The film’s sentimentality attempts to speak to a fundamental human desire: We want to believe that our lives have meaning in the face of death—even more so than usual in the face of death on the apocalyptic scale. These Final Hours strains to satisfy the urge for meaning, but its efforts often are too obvious and hurried. Rose especially requires more depth. Her relationship to James is charming, but the crucifix that hangs from her necklace points to her lack of complexity. Instead of allowing her character to demonstrate redemptive potential through her actions, the filmmakers rely on the crucifix’s overt connotations, reducing Rose to a shallow symbol.
Occasionally, These Final Hours does deliver moments of exceptional emotional weight, like James’s breakdown when he is leaving Zoe. Stripped of his capacity to be a father, and later unable to sexually satisfy his girlfriend at the party, James desperately attempts to face the end with unfeeling stoicism, betraying his deeper feelings of emasculation. One of the more moving images of the film presents James wrapping the body of Rose’s father in a sheet and bearing it in his arms: He seems to physically bear the impossibility of meeting traditional standards of manhood. When James drives away, watching Rose wave farewell in the rearview mirror, he abandons his stoicism and weeps. His helpless expression of grief casts aside the pressures of masculinity and attains some level of cathartic clarity.
These Final Hours ultimately falls short of tragedy, which is what makes it compelling. Surely James and Rose die in the wall of fire that arrives in the film’s final seconds, but James defies the tragic tendency of the film in the end. The moment that pivots the film away from tragedy is the party scene, a grotesque tableau of drinking, drug use, and Russian roulette. In their gross desperation the partiers evoke living death, rather than living life to the fullest. The sentimentality that burdens much of the film is refreshingly absent.
When he abandons Zoe in the first scene, James fails to say farewell to her in his desperation. Flashbacks of leaving Zoe haunt James, and it is only at the party, without the oppressive burden of longing for the past, that James can begin to say farewell by choice: a shift away from nostalgia that makes the film much more emotionally convincing.

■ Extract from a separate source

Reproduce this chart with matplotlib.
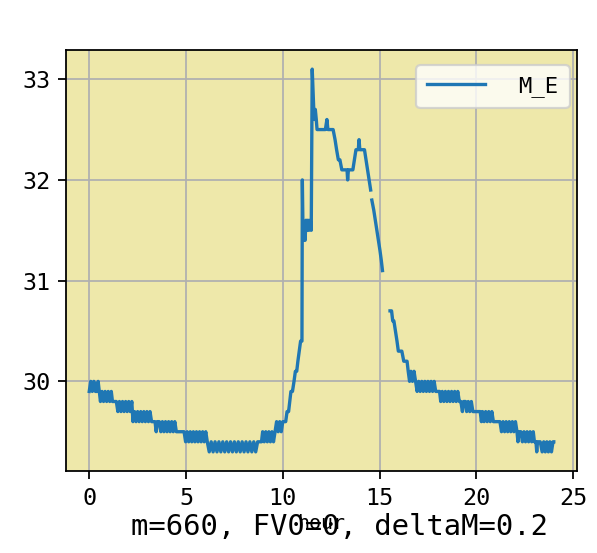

The procession of farewells ends when James returns to Zoe on the shore, completing the arc begun by his first departure. In learning to say farewell by choice, James robs the apocalypse of much of its devastation. These Final Hours never explicitly shows its characters dying in the firestorm of the closing scene, for the film does not need to confirm the death of all humanity to give its audience catharsis. When James says farewell to each character, the audience is able to have the same experience vicariously. In the end, These Final Hours overcomes its sentimentality to satisfy our human need for closure.